Third, the competition is fierce and there are few barriers to entry. A lot of people want to be professional footballers; it is a global game and it is cheap. Poor kids are just as able to develop the skills as rich kids.

But it is a lot less clear what a good manager is or does. We can point to exemplars – Alex Ferguson or Jose Mourinho. But all we know is that they have been successful. It is very hard to establish why. It is even harder to determine who, given the opportunity, will be successful or who will be successful in a different context. The turn-over of managers is evidence of this.

In the appointment of managers, then, there is a lot more room for hunch, gut instinct, bias or just straight-forward prejudice.

Does your profession fit the management or playing model?

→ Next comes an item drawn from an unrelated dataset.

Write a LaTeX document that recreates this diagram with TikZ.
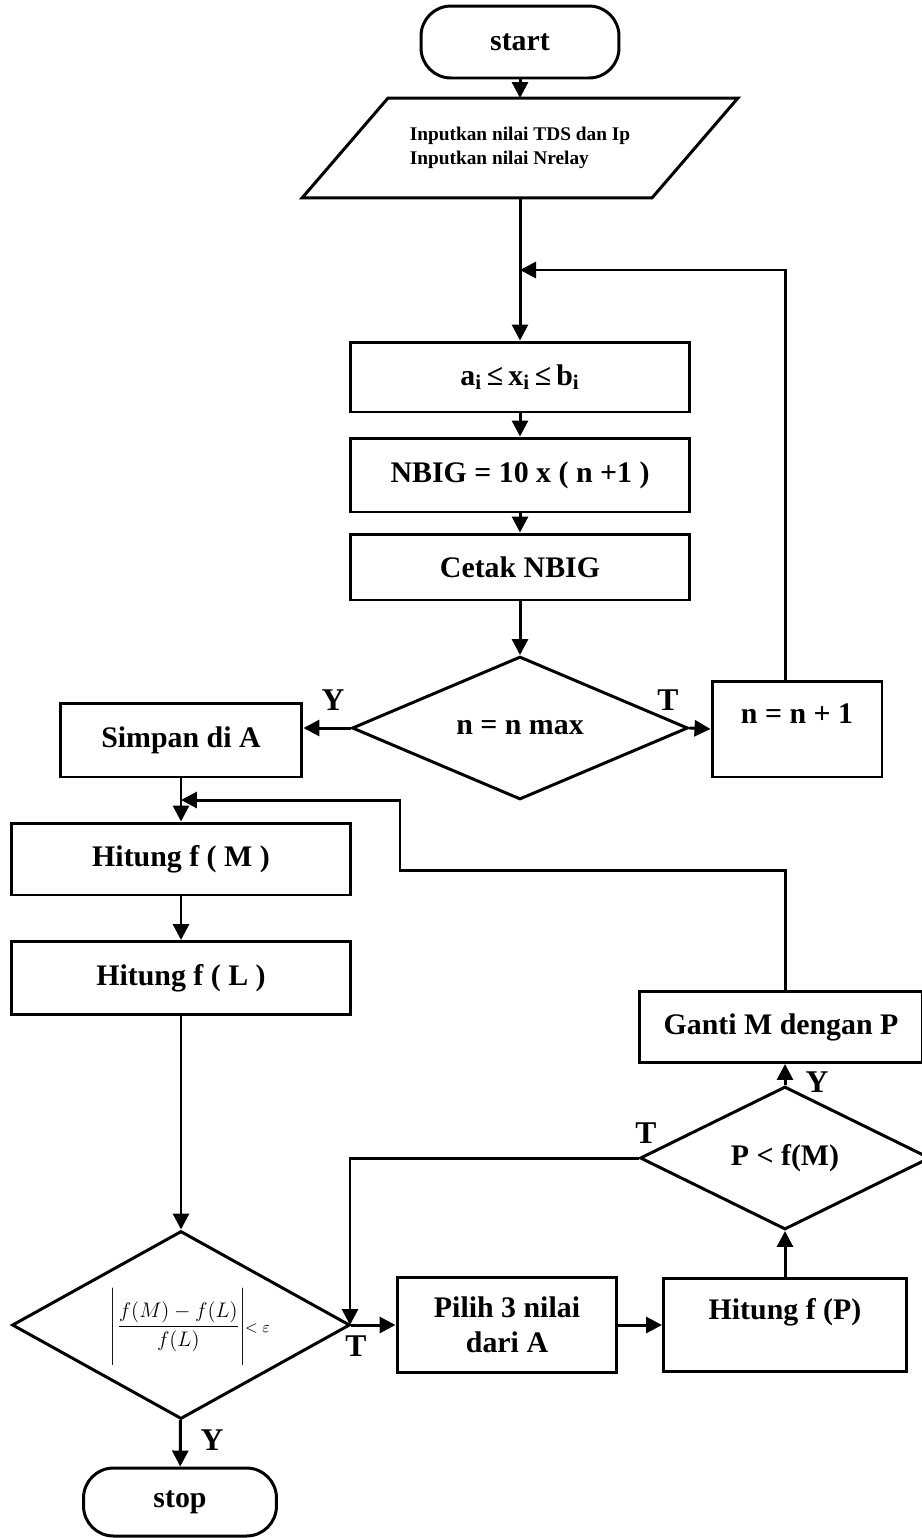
\documentclass[tikz,border=0pt]{standalone}
\usepackage{fontspec}
\setmainfont{Liberation Serif}
\usepackage{amsmath}
\usepackage{tikz}
\usetikzlibrary{positioning,shapes.geometric,arrows.meta,calc}

\begin{document}
\begin{tikzpicture}[
    x=0.02cm,y=-0.02cm,
    line width=1.7pt,
    >={Triangle[length=0.32cm,width=0.32cm]},
    every node/.style={font=\fontsize{17}{20}\selectfont\bfseries},
    process/.style={draw,fill=white,minimum width=6.8cm,minimum height=1.4cm,align=center,inner sep=2pt},
    terminal/.style={draw,rounded corners=0.6cm,minimum width=3.96cm,minimum height=1.44cm},
    decision/.style={diamond,draw,inner sep=1pt},
    io/.style={minimum width=6.94cm,minimum height=1.94cm,align=left,font=\fontsize{11}{13.5}\selectfont\bfseries},
    raised/.style={text height=0.42cm,text depth=0.66cm},
    lbl/.style={font=\fontsize{18}{20}\selectfont\bfseries,inner sep=0pt}
  ]
    \useasboundingbox (0,0) rectangle (922,1538);

    % main column
    \node[terminal] (start) at (520,42) {start};
    \node[io] (input) at (520,148) {Inputkan nilai TDS dan Ip\\Inputkan nilai Nrelay};
    \draw ($(input.south west)+(-43,0)$) -- ($(input.north west)+(43,0)$) -- ($(input.north east)+(43,0)$) -- ($(input.south east)+(-43,0)$) -- cycle;
    \node[process] (range) at (520,377) {a\textsubscript{i}\,≤\,x\textsubscript{i}\,≤\,b\textsubscript{i}};
    \node[process,minimum height=1.48cm] (nbig) at (520,475) {NBIG = 10 x ( n +1 )};
    \node[process,minimum height=1.32cm] (cetak) at (520,567) {Cetak NBIG};
    \node[decision,minimum width=6.72cm,minimum height=2.86cm,aspect=2.35] (nmax) at (520,728) {n = n max};
    \node[process,raised,minimum width=3.4cm,minimum height=1.92cm] (ninc) at (797,729) {n = n + 1};

    % left column
    \node[process,minimum width=4.84cm,minimum height=1.48cm] (simpan) at (181,740) {Simpan di A};
    \node[process,minimum height=1.44cm] (hitm) at (181,859) {Hitung f ( M )};
    \node[process,minimum height=1.46cm] (hitl) at (181,978) {Hitung f ( L )};
    \node[decision,minimum width=6.76cm,minimum height=3.76cm,aspect=1.8,font=\fontsize{13}{15}\selectfont] (conv) at (181,1325)
      {\hspace{0.35cm}\smash{\raisebox{-0.14cm}{$\left|\rule[-0.73cm]{0pt}{1.64cm}\dfrac{f(M)-f(L)}{f(L)}\right|$\kern-1pt{\small$<\varepsilon$}}}};
    \node[terminal,minimum width=3.86cm,minimum height=1.36cm] (stop) at (180,1502) {stop};

    % right part
    \node[process,minimum width=4.4cm,minimum height=1.9cm] (pilih) at (507,1325) {Pilih 3 nilai\\dari A};
    \node[process,raised,minimum width=4.86cm,minimum height=1.86cm] (hitp) at (785,1325) {Hitung f (P)};
    \node[decision,minimum width=5.8cm,minimum height=2.86cm,aspect=2] (pcek) at (785,1158) {P < f(M)};
    \node[process,minimum width=5.68cm,minimum height=1.42cm] (ganti) at (781,1027) {Ganti M dengan P};

    % branch labels
    \node[lbl] (y1) at (333,700) {Y};
    \node[lbl] (t1) at (668,700) {T};
    \node[lbl] (y2) at (212,1440) {Y};
    \node[lbl] (t2) at (356,1346) {T};
    \node[lbl] (t3) at (646,1133) {T};
    \node[lbl] (y3) at (817,1082) {Y};

    \coordinate (loopin) at (520,270);
    \coordinate (looptop) at (785,270);
    \coordinate (mjoin) at (181,800);
    \coordinate (bend) at (400,870);
    \coordinate (tjoin) at (350,1325);

    \draw[->] (start.south) -- (input.north);
    \draw[->] (input.south) -- (range.north);
    \draw[->] (range) -- (nbig);
    \draw[->] (nbig) -- (cetak);
    \draw[->] (cetak) -- (nmax);
    \draw[->] (nmax.west) -- (nmax.west -| simpan.east);
    \draw[->] (nmax.east) -- (ninc.west);
    \draw[->] (ninc.north -| looptop) -- (looptop) -- (loopin);
    \draw[->] (simpan) -- (hitm);
    \draw[->] (hitm) -- (hitl);
    \draw[->] (hitl) -- (conv);
    \draw[->] (conv) -- (stop);
    \draw[->] (conv.east) -- (pilih.west);
    \draw[->] (pilih) -- (hitp);
    \draw[->] (hitp) -- (pcek);
    \draw[->] (pcek.north) -- (pcek.north |- ganti.south);
    \draw[->] (pcek.west) -| (tjoin);
    \draw[->] (ganti.north -| pcek.north) |- (bend) |- (mjoin);
  \end{tikzpicture}
\end{document}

One common argument in favour of high-reward careers like banking is that, like soccer players, bankers have rare talents and operate in a competitive market.

But, whatever happens in the future, it will not turn out that Ronaldo could not play soccer – that somehow all those free-kicks flew into the net because of ‘favorable external conditions’. But, as it did turn out, (formerly Sir) Fred Godwin was an abysmal banker. And no-one seems to have known this in real time.

Equally, compare investment banking’s barriers to entry to soccer’s. A potential investment banker from a favela can fall by the wayside at any level of education simply because the school system is poor – not because of his latent ability. If he does get to a university he needs to hope that it is one from which investment banks recruit – and the probability is against this.

Banking does not operate with anywhere near the same competitive pressures as soccer. But let us not indulge banker-bashing.

How might we tell whether a profession operates on the basis of soccer-style talent?

The mix test: one test has already been alluded to: what is the ethnic mix? To this we can the gender mix and socio-economic mix. If a profession is full of white middle-class men with the same backgrounds, we have reason to believe that hunch, gut instinct and bias determines appointments, not individual talent. For instance, only 19% of FTSE 100 board-members are female.

The inheritance test: if you watch the soccer scores live on a Saturday afternoon the sheer profusion of new and different names is amazing. While there have been Churchills in parliament for over 140 years there have been very few Berahino’s in professional soccer. It is hard to hand on the relevant talent and, as noted, the market is competitive.

Let’s add a second test then: the higher the proportion of second- or third-generation individuals in a profession the less likely it is that individual talent determines success. Connections or cultural fit may be doing significant work.

Politics is one profession that seems to do relatively badly by these metrics. In the UK most legislators are white middle-class men and quite a few are the descendants of legislators. In The Son also Rises: surnames and the history of social mobility Gregory Clark claims that until

‘1800 Norman surnames were eight times more likely than the typical surnames to appear among MPs.'(254-5)
‘[E]ven in the twentieth century, Norman surnames remained over-represented among English and Welsh MPs.'(255)

It does not follow that legislators are selected for reasons other than talent. Perhaps soccer’s conception of talent is inapt in politics. But we are owed an account that explains why.

If talent is decisive for politicians how is this ‘talent’ compatible with failing the inheritance and mix tests? Why, for instance, does it seem difficult to hand on soccer-talent but easier to hand on politics-talent?

There may well be good answers to these questions. I would certainly like to hear them.